What is asked
Pull out every line below that holds the word "chart".

————

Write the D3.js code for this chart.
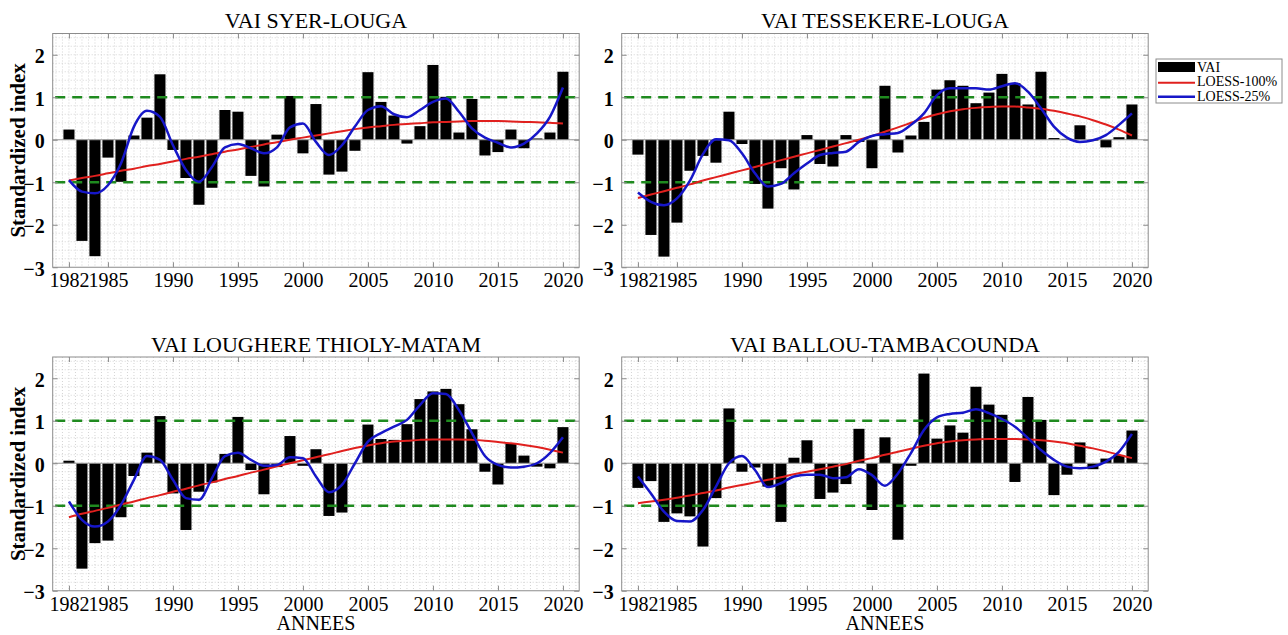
<!DOCTYPE html>
<html>
<head>
<meta charset="utf-8">
<script src="https://cdn.jsdelivr.net/npm/d3@7"></script>
<style>
  html, body { margin: 0; padding: 0; background: #fff; }
  svg { display: block; }
  text { font-family: "Liberation Serif", "Times New Roman", serif; fill: #000; }
</style>
</head>
<body>
<svg id="chart" width="1288" height="635"></svg>
<script>
// Years of the series
const years = d3.range(1982, 2021);

// VAI SYER-LOUGA
const vaiSyer = [0.24,-2.38,-2.74,-0.42,-0.99,0.10,0.52,1.54,-0.24,-0.90,-1.53,-1.13,0.70,0.66,-0.85,-1.10,0.12,1.03,-0.32,0.84,
  -0.82,-0.75,-0.26,1.59,0.89,0.57,-0.09,0.32,1.76,1.01,0.17,0.96,-0.37,-0.29,0.24,-0.20,0.03,0.17,1.60];
const loess100Syer = [-0.96,-0.90,-0.85,-0.79,-0.73,-0.68,-0.62,-0.57,-0.51,-0.45,-0.40,-0.34,-0.28,-0.23,-0.17,-0.11,-0.06,0.00,0.05,0.10,
  0.15,0.20,0.25,0.29,0.32,0.35,0.37,0.39,0.41,0.42,0.43,0.44,0.44,0.44,0.43,0.42,0.41,0.40,0.38];
const loess25Syer = [-0.95,-1.22,-1.26,-1.07,-0.56,0.31,0.68,0.54,-0.13,-0.71,-0.99,-0.64,-0.18,-0.10,-0.20,-0.32,-0.18,0.29,0.38,-0.05,
  -0.36,-0.13,0.31,0.70,0.79,0.60,0.53,0.70,0.89,0.97,0.66,0.27,0.05,-0.07,-0.18,-0.09,0.15,0.54,1.23];

// VAI TESSEKERE-LOUGA
const vaiTessekere = [-0.35,-2.24,-2.75,-1.95,-0.73,-0.38,-0.54,0.66,-0.10,-1.04,-1.62,-0.67,-1.17,0.11,-0.57,-0.63,0.11,-0.05,-0.67,1.27,
  -0.30,0.10,0.42,1.18,1.40,1.27,0.86,1.11,1.55,1.33,0.83,1.60,0.04,0.02,0.34,-0.02,-0.18,0.06,0.83];
const loess100Tessekere = [-1.37,-1.29,-1.21,-1.13,-1.05,-0.96,-0.88,-0.80,-0.72,-0.64,-0.56,-0.48,-0.40,-0.32,-0.24,-0.16,-0.08,0.00,0.09,0.19,
  0.29,0.40,0.51,0.60,0.67,0.72,0.75,0.77,0.78,0.78,0.76,0.73,0.68,0.62,0.55,0.46,0.36,0.24,0.10];
const loess25Tessekere = [-1.24,-1.46,-1.54,-1.38,-0.96,-0.34,0.01,-0.01,-0.32,-0.79,-1.10,-1.04,-0.79,-0.56,-0.36,-0.31,-0.28,-0.05,0.09,0.13,
  0.16,0.35,0.62,1.05,1.21,1.21,1.21,1.18,1.26,1.33,1.13,0.74,0.31,0.05,-0.05,-0.01,0.11,0.35,0.62];

// VAI LOUGHERE THIOLY-MATAM
const vaiLoughere = [0.06,-2.48,-1.88,-1.82,-1.27,-0.30,0.25,1.11,-0.71,-1.57,-0.67,-0.45,0.22,1.09,-0.16,-0.73,-0.09,0.64,-0.06,0.33,
  -1.24,-1.16,-0.02,0.91,0.57,0.55,0.92,1.51,1.69,1.75,1.39,0.80,-0.20,-0.50,0.47,0.18,-0.08,-0.12,0.85];
const loess100Loughere = [-1.27,-1.19,-1.12,-1.05,-0.97,-0.90,-0.82,-0.75,-0.67,-0.60,-0.52,-0.45,-0.37,-0.30,-0.22,-0.15,-0.07,0.00,0.07,0.14,
  0.21,0.29,0.36,0.42,0.47,0.51,0.53,0.55,0.56,0.56,0.56,0.55,0.53,0.50,0.47,0.43,0.38,0.32,0.25];
const loess25Loughere = [-0.90,-1.33,-1.49,-1.37,-0.98,-0.39,0.17,0.08,-0.39,-0.82,-0.86,-0.35,0.17,0.25,0.08,-0.06,-0.04,0.14,0.12,-0.31,
  -0.68,-0.51,0.00,0.51,0.71,0.86,1.02,1.37,1.65,1.63,1.25,0.71,0.17,-0.04,-0.10,-0.08,0.00,0.24,0.61];

// VAI BALLOU-TAMBACOUNDA
const vaiBallou = [-0.58,-0.42,-1.38,-1.18,-1.25,-1.96,-0.82,1.29,-0.20,-0.10,-0.55,-1.38,0.13,0.54,-0.84,-0.69,-0.49,0.81,-1.10,0.61,
  -1.80,-0.06,2.11,0.58,0.89,0.72,1.80,1.38,1.14,-0.44,1.56,1.02,-0.75,-0.27,0.49,-0.14,0.11,0.19,0.77];
const loess100Ballou = [-0.94,-0.90,-0.86,-0.81,-0.76,-0.70,-0.64,-0.57,-0.51,-0.45,-0.39,-0.33,-0.26,-0.20,-0.14,-0.08,-0.02,0.06,0.12,0.20,
  0.27,0.34,0.41,0.47,0.51,0.54,0.56,0.57,0.57,0.57,0.56,0.54,0.51,0.47,0.41,0.35,0.28,0.20,0.12];
const loess25Ballou = [-0.31,-0.71,-1.14,-1.36,-1.37,-1.10,-0.55,0.00,0.17,-0.16,-0.56,-0.47,-0.31,-0.27,-0.27,-0.35,-0.33,-0.14,-0.28,-0.53,
  -0.24,0.24,0.78,1.08,1.16,1.19,1.27,1.18,1.04,0.86,0.59,0.31,0.08,-0.08,-0.12,-0.08,0.04,0.27,0.69];

// Axis ticks and text
const xTicks = [1982, 1985, 1990, 1995, 2000, 2005, 2010, 2015, 2020];
const yTicks = [-3, -2, -1, 0, 1, 2];
const thresholds = [-1, 1];
const titles = ["VAI SYER-LOUGA", "VAI TESSEKERE-LOUGA", "VAI LOUGHERE THIOLY-MATAM", "VAI BALLOU-TAMBACOUNDA"];
const legendLabels = ["VAI", "LOESS-100%", "LOESS-25%"];

const panels = [
  { title: titles[0], vai: vaiSyer, l100: loess100Syer, l25: loess25Syer, left: 52.7, top: 33.5, ylab: true, xlab: false },
  { title: titles[1], vai: vaiTessekere, l100: loess100Tessekere, l25: loess25Tessekere, left: 621.7, top: 33.5, ylab: false, xlab: false },
  { title: titles[2], vai: vaiLoughere, l100: loess100Loughere, l25: loess25Loughere, left: 52.7, top: 357, ylab: true, xlab: true },
  { title: titles[3], vai: vaiBallou, l100: loess100Ballou, l25: loess25Ballou, left: 621.7, top: 357, ylab: false, xlab: true }
];

const W = 526.5, H = 233.75;
const RED = "#e0201e", BLUE = "#1616c8", GREEN = "#1f8a1f";
const svg = d3.select("#chart");

panels.forEach(p => {
  const x = d3.scaleLinear().domain([1980.75, 2021.25]).range([0, W]);
  const y = d3.scaleLinear().domain([-3, 2.5]).range([H, 0]);
  const g = svg.append("g").attr("transform", `translate(${p.left},${p.top})`);

  g.append("rect").attr("width", W).attr("height", H).attr("fill", "#fff");

  // dotted grid
  const gx = d3.range(1981, 2021.01, 0.5);
  const gy = d3.range(-2.8, 2.45, 0.2);
  g.append("g").selectAll("line").data(gx).join("line")
    .attr("x1", d => x(d)).attr("x2", d => x(d)).attr("y1", 0).attr("y2", H)
    .attr("stroke", "#c9c9c9").attr("stroke-width", 0.8).attr("stroke-dasharray", "1,2");
  g.append("g").selectAll("line").data(gy).join("line")
    .attr("x1", 0).attr("x2", W).attr("y1", d => y(d)).attr("y2", d => y(d))
    .attr("stroke", "#c9c9c9").attr("stroke-width", 0.8).attr("stroke-dasharray", "1,2");

  // bars
  const bw = 0.85 * (x(1) - x(0));
  g.append("g").selectAll("rect").data(years.map((yr, i) => ({ yr, v: p.vai[i] }))).join("rect")
    .attr("x", d => x(d.yr) - bw / 2).attr("width", bw)
    .attr("y", d => y(Math.max(0, d.v))).attr("height", d => Math.abs(y(d.v) - y(0)))
    .attr("fill", "#000");

  // baseline
  g.append("line").attr("x1", 0).attr("x2", W).attr("y1", y(0)).attr("y2", y(0))
    .attr("stroke", "#999").attr("stroke-width", 1);

  // +/-1 thresholds
  g.append("g").selectAll("line").data(thresholds).join("line")
    .attr("x1", 0).attr("x2", W).attr("y1", d => y(d)).attr("y2", d => y(d))
    .attr("stroke", GREEN).attr("stroke-width", 2.5).attr("stroke-dasharray", "10,7")
    .attr("stroke-dashoffset", -2.5);

  // LOESS curves
  const line = d3.line().x((d, i) => x(years[i])).y(d => y(d)).curve(d3.curveMonotoneX);
  g.append("path").attr("d", line(p.l100)).attr("fill", "none").attr("stroke", RED).attr("stroke-width", 2);
  g.append("path").attr("d", line(p.l25)).attr("fill", "none").attr("stroke", BLUE).attr("stroke-width", 2.5);

  // frame
  g.append("rect").attr("width", W).attr("height", H).attr("fill", "none").attr("stroke", "#8c8c8c").attr("stroke-width", 1);

  // axes
  const xb = g.append("g").attr("transform", `translate(0,${H})`)
    .call(d3.axisBottom(x).tickValues(xTicks).tickFormat(d3.format("d")).tickSizeInner(-5).tickSizeOuter(0).tickPadding(6));
  const xt = g.append("g").call(d3.axisTop(x).tickValues(xTicks).tickFormat("").tickSizeInner(-5).tickSizeOuter(0));
  const yl = g.append("g").call(d3.axisLeft(y).tickValues(yTicks).tickFormat(d3.format("d")).tickSizeInner(-5).tickSizeOuter(0).tickPadding(8));
  const yr = g.append("g").attr("transform", `translate(${W},0)`)
    .call(d3.axisRight(y).tickValues(yTicks).tickFormat("").tickSizeInner(-5).tickSizeOuter(0));
  [xb, xt, yl, yr].forEach(a => {
    a.select(".domain").remove();
    a.selectAll(".tick line").attr("stroke", "#8c8c8c");
    a.selectAll(".tick text").attr("font-family", "Liberation Serif").attr("font-size", 20).attr("fill", "#000");
  });
  yl.selectAll(".tick text").attr("font-weight", "bold").attr("dy", "0.4em");
  xb.selectAll(".tick text").attr("dy", "0.71em");

  // title
  g.append("text").attr("x", W / 2).attr("y", -5.5).attr("text-anchor", "middle")
    .attr("font-size", 22).text(p.title);

  if (p.ylab) {
    g.append("text").attr("transform", `translate(${25 - p.left},${H / 2}) rotate(-90)`)
      .attr("text-anchor", "middle").attr("font-size", 21).attr("font-weight", "bold").text("Standardized index");
  }
  if (p.xlab) {
    g.append("text").attr("x", W / 2).attr("y", 630 - p.top).attr("text-anchor", "middle")
      .attr("font-size", 20).text("ANNEES");
  }
});

// legend
const lg = svg.append("g").attr("transform", "translate(1156,59)");
lg.append("rect").attr("width", 126).attr("height", 44).attr("fill", "#fff").attr("stroke", "#8c8c8c");
lg.append("rect").attr("x", 2).attr("y", 3).attr("width", 37).attr("height", 10).attr("fill", "#000");
lg.append("line").attr("x1", 2).attr("x2", 39).attr("y1", 23.7).attr("y2", 23.7).attr("stroke", RED).attr("stroke-width", 2);
lg.append("line").attr("x1", 2).attr("x2", 39).attr("y1", 37.7).attr("y2", 37.7).attr("stroke", BLUE).attr("stroke-width", 2.5);
lg.selectAll("text.lab").data(legendLabels).join("text").attr("class", "lab")
  .attr("x", 41).attr("y", (d, i) => 13 + i * 14.4).attr("font-size", 14).text(d => d);
</script>
</body>
</html>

————

Correct result
Write the D3.js code for this chart.
<svg id="chart" width="1288" height="635"></svg>
const svg = d3.select("#chart");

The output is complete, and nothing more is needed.